The Victoria’s Secret show offers hints of empowered sexuality. The women in the show represent some of the highest paid women in the world with significant talent in both performance and business management. The postures of the models are reminiscent of the power poses Amy Cuddy has shown to improve confidence and power. Naked female bodies are frequently censored, this year most famously on Instagram. This brings a sense of shame and the lack of control over how their bodies are presented inhibits women’s ability to feel ownership over their sexuality. The images of strength coupled with the open celebration of the female body show the power that women can derive from their bodies.
Ultimately Victoria’s Secret is commercial and mass market so its aesthetic is less interesting. Superficially the experience is tacky and hollow. Imran Amed of the Business of Fashion deemed the prerecorded spectacle to have lost its edge. It is none the less dubbed as fashion. This type of commercialised fashion encompasses that which makes us insecure about fashion. It explains itself as light, fun and insubstantial. While it creates images of empowered women it does not intend to say anything or change the way we think. It stays away from any intellectualism that may alienate potential customers and reduce its market.
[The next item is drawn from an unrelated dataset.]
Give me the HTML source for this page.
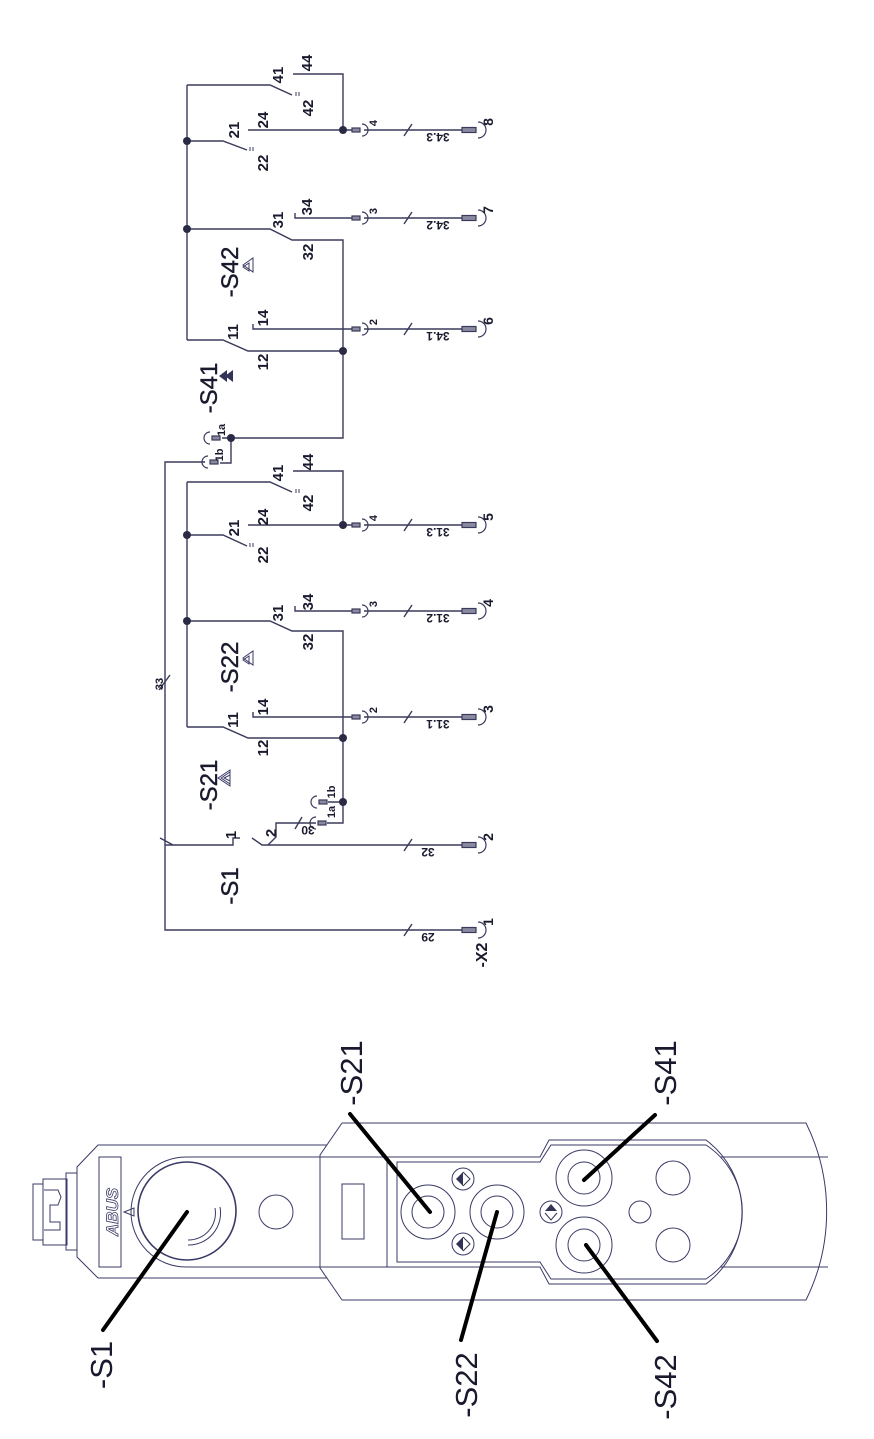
<!DOCTYPE html>
<html><head><meta charset="utf-8"><style>
html,body{margin:0;padding:0;background:#fff;}
svg{display:block;}
text{font-family:"Liberation Sans",sans-serif;fill:#1a1a2e;}
.w{fill:none;stroke:#3a3a5c;stroke-width:1.4;}
.d{fill:none;stroke:#3a3a66;stroke-width:1;}
.c{font-size:15px;font-weight:bold;}
.t{font-size:11px;font-weight:bold;}
.e{font-size:14px;font-weight:bold;}
.r{font-size:12px;font-weight:bold;}
.big{font-size:24px;stroke:#1a1a2e;stroke-width:0.4;}
.lab{font-size:31px;}
</style></head><body>
<svg width="874" height="1439" viewBox="0 0 874 1439" xmlns="http://www.w3.org/2000/svg">
<defs>
<g id="mt"><rect x="0" y="-2" width="8" height="4" fill="#8a8aa0" stroke="#3a3a5c" stroke-width="1.2"/><path d="M10,-6 A6,6 0 0 1 10,6" fill="none" stroke="#3a3a5c" stroke-width="1.2"/></g>
<g id="et"><rect x="0" y="-2.5" width="14" height="5" fill="#8a8aa0" stroke="#3a3a5c" stroke-width="1.2"/><path d="M16,-8 A8,8 0 0 1 16,8" fill="none" stroke="#3a3a5c" stroke-width="1.2"/></g>
<g id="jt"><path d="M-2,-6 A6,6 0 0 0 -2,6" fill="none" stroke="#3a3a5c" stroke-width="1.2"/><rect x="0" y="-2" width="8" height="4" fill="#8a8aa0" stroke="#3a3a5c" stroke-width="1.2"/></g>
</defs>

<path class="w" d="M187,85 V340"/>
<path class="w" d="M187,85 H270 L292,95"/>
<path class="w" d="M293,74 H343 V130"/>
<path class="w" d="M187,141 H223 L247,150"/>
<path class="w" d="M248,130 H352 M364,130 H462"/>
<path class="w" d="M187,229 H270 L292,240 H343 V351"/>
<path class="w" d="M295,213 V218 H352 M364,218 H462"/>
<path class="w" d="M187,340 H223 L248,351 H343"/>
<path class="w" d="M253,324 V329 H352 M364,329 H462"/>
<path class="w" d="M343,351 V438 H222 M231,438 V463 H220 M205,462 H165 V845"/>
<path class="w" d="M404,136 L412,124 M404,224 L412,212 M404,335 L412,323"/>
<path class="d" d="M296,92 v4 M299,92 v4 M250,147 v4 M253,147 v4"/>
<g fill="#2a2a44"><circle cx="187" cy="141" r="4"/><circle cx="187" cy="229" r="4"/><circle cx="343" cy="130" r="4"/><circle cx="343" cy="351" r="4"/><circle cx="231" cy="438" r="4"/></g>
<use href="#mt" x="352" y="130"/><use href="#mt" x="352" y="218"/><use href="#mt" x="352" y="329"/>
<use href="#et" x="462" y="130"/><use href="#et" x="462" y="218"/><use href="#et" x="462" y="329"/>
<use href="#jt" x="212" y="438"/><use href="#jt" x="210" y="462"/>

<path class="w" d="M187,482 V727"/>
<path class="w" d="M187,482 H270 L292,492"/>
<path class="w" d="M293,471 H343 V525"/>
<path class="w" d="M187,535 H223 L247,546"/>
<path class="w" d="M248,525 H352 M364,525 H462"/>
<path class="w" d="M187,621 H270 L292,631 H343 V738"/>
<path class="w" d="M295,606 V611 H352 M364,611 H462"/>
<path class="w" d="M187,727 H223 L248,738 H343"/>
<path class="w" d="M253,712 V717 H352 M364,717 H462"/>
<path class="w" d="M343,738 V823 H327 M343,802 H328"/>
<path class="w" d="M404,531 L412,519 M404,617 L412,605 M404,723 L412,711"/>
<path class="d" d="M296,489 v4 M299,489 v4 M250,543 v4 M253,543 v4"/>
<g fill="#2a2a44"><circle cx="187" cy="535" r="4"/><circle cx="187" cy="621" r="4"/><circle cx="343" cy="525" r="4"/><circle cx="343" cy="738" r="4"/><circle cx="343" cy="802" r="4"/></g>
<use href="#mt" x="352" y="525"/><use href="#mt" x="352" y="611"/><use href="#mt" x="352" y="717"/>
<use href="#et" x="462" y="525"/><use href="#et" x="462" y="611"/><use href="#et" x="462" y="717"/>
<use href="#jt" x="318" y="823"/><use href="#jt" x="319" y="802"/>

<path class="w" d="M165,845 V930 H462"/>
<path class="w" d="M160,838 L173,845"/>
<path class="w" d="M165,845 H233 V838 H240 M252,838 L262,845 H462"/>
<path class="w" d="M268,845 L276,837 V823 H316"/>
<path class="w" d="M295,829 L302,817"/>
<path class="w" d="M404,851 L412,839 M404,936 L412,924"/>
<path class="w" d="M159,690 L170,675"/>
<use href="#et" x="462" y="845"/><use href="#et" x="462" y="930"/>

<g class="c">
<text transform="translate(283,75) rotate(-90)" text-anchor="middle">41</text>
<text transform="translate(312,63) rotate(-90)" text-anchor="middle">44</text>
<text transform="translate(313,108) rotate(-90)" text-anchor="middle">42</text>
<text transform="translate(268,120) rotate(-90)" text-anchor="middle">24</text>
<text transform="translate(239,130) rotate(-90)" text-anchor="middle">21</text>
<text transform="translate(268,163) rotate(-90)" text-anchor="middle">22</text>
<text transform="translate(312,207) rotate(-90)" text-anchor="middle">34</text>
<text transform="translate(283,220) rotate(-90)" text-anchor="middle">31</text>
<text transform="translate(313,252) rotate(-90)" text-anchor="middle">32</text>
<text transform="translate(268,318) rotate(-90)" text-anchor="middle">14</text>
<text transform="translate(238,332) rotate(-90)" text-anchor="middle">11</text>
<text transform="translate(268,362) rotate(-90)" text-anchor="middle">12</text>
<text transform="translate(313,462) rotate(-90)" text-anchor="middle">44</text>
<text transform="translate(283,473) rotate(-90)" text-anchor="middle">41</text>
<text transform="translate(313,503) rotate(-90)" text-anchor="middle">42</text>
<text transform="translate(268,517) rotate(-90)" text-anchor="middle">24</text>
<text transform="translate(239,528) rotate(-90)" text-anchor="middle">21</text>
<text transform="translate(268,555) rotate(-90)" text-anchor="middle">22</text>
<text transform="translate(313,602) rotate(-90)" text-anchor="middle">34</text>
<text transform="translate(283,613) rotate(-90)" text-anchor="middle">31</text>
<text transform="translate(313,642) rotate(-90)" text-anchor="middle">32</text>
<text transform="translate(268,707) rotate(-90)" text-anchor="middle">14</text>
<text transform="translate(238,720) rotate(-90)" text-anchor="middle">11</text>
<text transform="translate(268,748) rotate(-90)" text-anchor="middle">12</text>
<text transform="translate(236,835) rotate(-90)" text-anchor="middle">1</text>
<text transform="translate(276,833) rotate(-90)" text-anchor="middle">2</text>
</g>
<g class="t">
<text transform="translate(377,123) rotate(-90)" text-anchor="middle">4</text>
<text transform="translate(377,211) rotate(-90)" text-anchor="middle">3</text>
<text transform="translate(377,322) rotate(-90)" text-anchor="middle">2</text>
<text transform="translate(377,518) rotate(-90)" text-anchor="middle">4</text>
<text transform="translate(377,604) rotate(-90)" text-anchor="middle">3</text>
<text transform="translate(377,710) rotate(-90)" text-anchor="middle">2</text>
<text transform="translate(225,430) rotate(-90)" text-anchor="middle">1a</text>
<text transform="translate(223,455) rotate(-90)" text-anchor="middle">1b</text>
<text transform="translate(335,812) rotate(-90)" text-anchor="middle">1a</text>
<text transform="translate(335,792) rotate(-90)" text-anchor="middle">1b</text>
<text transform="translate(163,684) rotate(-90)" text-anchor="middle">33</text>
</g>
<g class="e">
<text transform="translate(493,122) rotate(-90)" text-anchor="middle">8</text>
<text transform="translate(493,210) rotate(-90)" text-anchor="middle">7</text>
<text transform="translate(493,321) rotate(-90)" text-anchor="middle">6</text>
<text transform="translate(493,517) rotate(-90)" text-anchor="middle">5</text>
<text transform="translate(493,603) rotate(-90)" text-anchor="middle">4</text>
<text transform="translate(493,709) rotate(-90)" text-anchor="middle">3</text>
<text transform="translate(493,837) rotate(-90)" text-anchor="middle">2</text>
<text transform="translate(493,922) rotate(-90)" text-anchor="middle">1</text>
<text transform="translate(487,955) rotate(-90)" text-anchor="middle" style="font-size:16px">-X2</text>
</g>
<g class="r">
<text transform="translate(438,133) rotate(180)" text-anchor="middle">34.3</text>
<text transform="translate(438,221) rotate(180)" text-anchor="middle">34.2</text>
<text transform="translate(438,332) rotate(180)" text-anchor="middle">34.1</text>
<text transform="translate(438,528) rotate(180)" text-anchor="middle">31.3</text>
<text transform="translate(438,614) rotate(180)" text-anchor="middle">31.2</text>
<text transform="translate(438,720) rotate(180)" text-anchor="middle">31.1</text>
<text transform="translate(428,848) rotate(180)" text-anchor="middle">32</text>
<text transform="translate(428,933) rotate(180)" text-anchor="middle">29</text>
<text transform="translate(308,826) rotate(180)" text-anchor="middle">30</text>
</g>
<g class="big">
<text transform="translate(217,388) rotate(-90)" text-anchor="middle">-S41</text>
<text transform="translate(238,272) rotate(-90)" text-anchor="middle">-S42</text>
<text transform="translate(238,667) rotate(-90)" text-anchor="middle">-S22</text>
<text transform="translate(217,785) rotate(-90)" text-anchor="middle">-S21</text>
<text transform="translate(238,886) rotate(-90)" text-anchor="middle">-S1</text>
</g>
<g fill="#333355"><path d="M219,376 L227,370 L227,382Z"/><path d="M225,376 L233,370 L233,382Z"/></g>
<g class="d"><path d="M243,265 L253,258 L253,272Z"/><path d="M243,267 L249,263 L249,271Z"/>
<path d="M243,658 L253,651 L253,665Z"/><path d="M243,660 L249,656 L249,664Z"/>
<path d="M218,778 L230,770 L230,786Z"/><path d="M221,778 L230,772 L230,784Z"/><path d="M224,778 L230,775 L230,781Z"/></g>

<g class="d">
<rect x="33" y="1184" width="10" height="56"/>
<rect x="43" y="1179" width="24" height="66"/>
<rect x="66" y="1173" width="11" height="77"/>
<path d="M44,1190 H58 L61,1197 L58,1205 H50 V1222 H60 V1230 H44"/>
<path d="M327,1145 H98 L77,1167 V1257 L98,1278 H327"/>
<rect x="99" y="1157" width="22" height="110"/>
<path d="M320,1157 H186 A55,55 0 0 0 186,1267 H320"/>
<circle cx="187" cy="1211" r="49" stroke-width="1.6"/>
<path d="M124,1212 L134,1208 L134,1216Z"/>
<path d="M188,1245 A32,32 0 0 0 220,1207 M188,1240 A27,27 0 0 0 215,1208"/>
<circle cx="276" cy="1212" r="17"/>
<path d="M342,1123 L320,1155 V1268 L342,1300"/>
<path d="M387,1157 V1267"/>
<rect x="342" y="1184" width="22" height="55"/>
<path d="M342,1123 H806 A200,200 0 0 1 806,1300 H342"/>
<path d="M320,1157 H540 L549,1140 H706 A90,90 0 0 1 706,1284 H549 L540,1267 H320"/>
<path d="M397,1162 H540 L551,1145 H706 A80,80 0 0 1 706,1279 H551 L540,1262 H397 Z"/>
<path d="M720,1157 H828 M720,1267 H828"/>
<circle cx="428" cy="1212" r="27"/><circle cx="428" cy="1212" r="16"/>
<circle cx="497" cy="1212" r="27"/><circle cx="497" cy="1212" r="16"/>
<circle cx="584" cy="1178" r="28"/><circle cx="584" cy="1178" r="16"/>
<circle cx="584" cy="1245" r="28"/><circle cx="584" cy="1245" r="16"/>
<circle cx="673" cy="1178" r="17"/><circle cx="673" cy="1245" r="17"/>
<circle cx="640" cy="1212" r="11"/>
<circle cx="463" cy="1179" r="11"/><circle cx="463" cy="1244" r="11"/><circle cx="551" cy="1212" r="11"/>
</g>
<text transform="translate(118,1212) rotate(-90)" text-anchor="middle" style="font-size:17px;font-weight:bold;font-style:italic;fill:none;stroke:#3a3a66;stroke-width:0.8">ABUS</text>
<g fill="#333355">
<path d="M456,1179 L463,1172 L463,1186Z"/><path d="M463,1172 L470,1179 L463,1186" fill="none" stroke="#333355"/>
<path d="M456,1244 L463,1237 L463,1251Z"/><path d="M463,1237 L470,1244 L463,1251" fill="none" stroke="#333355"/>
<path d="M551,1204 L545,1211 L557,1211Z"/><path d="M545,1213 L551,1220 L557,1213" fill="none" stroke="#333355"/>
</g>
<g stroke="#000" stroke-width="4" stroke-linecap="round">
<line x1="187" y1="1212" x2="103" y2="1330"/>
<line x1="430" y1="1212" x2="350" y2="1114"/>
<line x1="497" y1="1212" x2="461" y2="1340"/>
<line x1="584" y1="1180" x2="655" y2="1115"/>
<line x1="586" y1="1245" x2="657" y2="1341"/>
</g>
<g class="lab">
<text transform="translate(112,1365) rotate(-90)" text-anchor="middle">-S1</text>
<text transform="translate(362,1073) rotate(-90)" text-anchor="middle">-S21</text>
<text transform="translate(477,1385) rotate(-90)" text-anchor="middle">-S22</text>
<text transform="translate(676,1073) rotate(-90)" text-anchor="middle">-S41</text>
<text transform="translate(676,1387) rotate(-90)" text-anchor="middle">-S42</text>
</g>
</svg>
</body></html>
It is precisely this intellectualism that gives fashion its a place in the cultural landscape and makes it more than a commercial activity. It gives women a way of engaging with their image independent of men. It creates dialogues around beauty and challenges conventions. Tavi Gevinson, the former blogger and editor of Rookie Mag explains “Thing I always liked about fashion was that it was very connected to everything else and when I really loved a collection I would look up the movie or song or whatever (that) inspired it and from that was just opened up to a whole world of what eventually became my very favourite things.” Fashion is a rich intellectual and cultural experience and by fully recognising that we prevent ourselves from becoming the vain, superficial and materialistic people we worry its turns us into.